Durant la journée et le soir, aux instants qui se suivent, je dois aller avec le courant. Pas d’état d’âme possible. Commander un dessin pour illustrer tel thème, orienter un photographe, parler délais, formats, noir/blanc ou couleur. Jongler avec les demandes des rubriques sport, économie, culture et société. Faire un tour par les régions et la Suisse avant de filer en internationale. Tout ça au mieux. Rarement le temps – un comble – le numérique, l’informatique et le téléphone portable, quelles merveilles ! Pourtant à force de gommer le temps on en a plus. Logique, non ? ni la joie de dénicher la perle ! Le monde fragmenté pourtant réel visité en virtuel sous air conditionné. Il y a pire comme job. Il y a mieux comme voyage.
Mardi 18 juillet.
Parfois le son accompagne l’image. Notre photographe au bout du fil. Il appelle depuis l’arrière de la grande scène de l’Asse. Il s’inquiète de savoir si j’ai reçu ses photos. J’ai Paléo en direct pour le son, en léger différé pour les images. Je le rassure en ajoutant qu’elles sont magnifiques. Tant que je peine à les départager et faire un choix.

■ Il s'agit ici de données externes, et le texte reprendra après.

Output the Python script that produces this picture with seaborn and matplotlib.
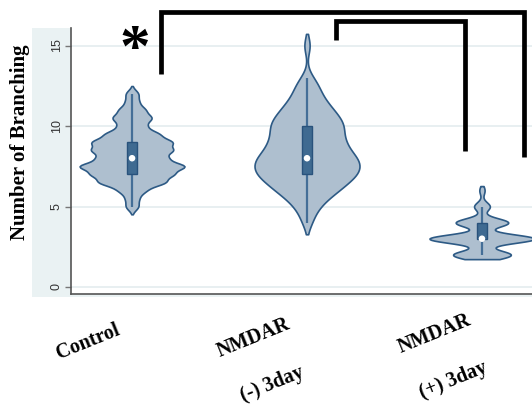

St-luc, dimanche 23 juillet.
La frise des montagnes, l’ouverture du ciel, l’air frais et soleil d’été. Déjeuné avec des amis sur la terrasse herbeuse de l’hôtel Bella Tola et trinqué autour d’une fondue le soir. Fraises, fous rires, vent et orage. Délivrance. Escale bienvenue. La vision de la guerre et le reste du monde sont loin pour quelques heures. Redescendre dans le four ne m’inspire guère.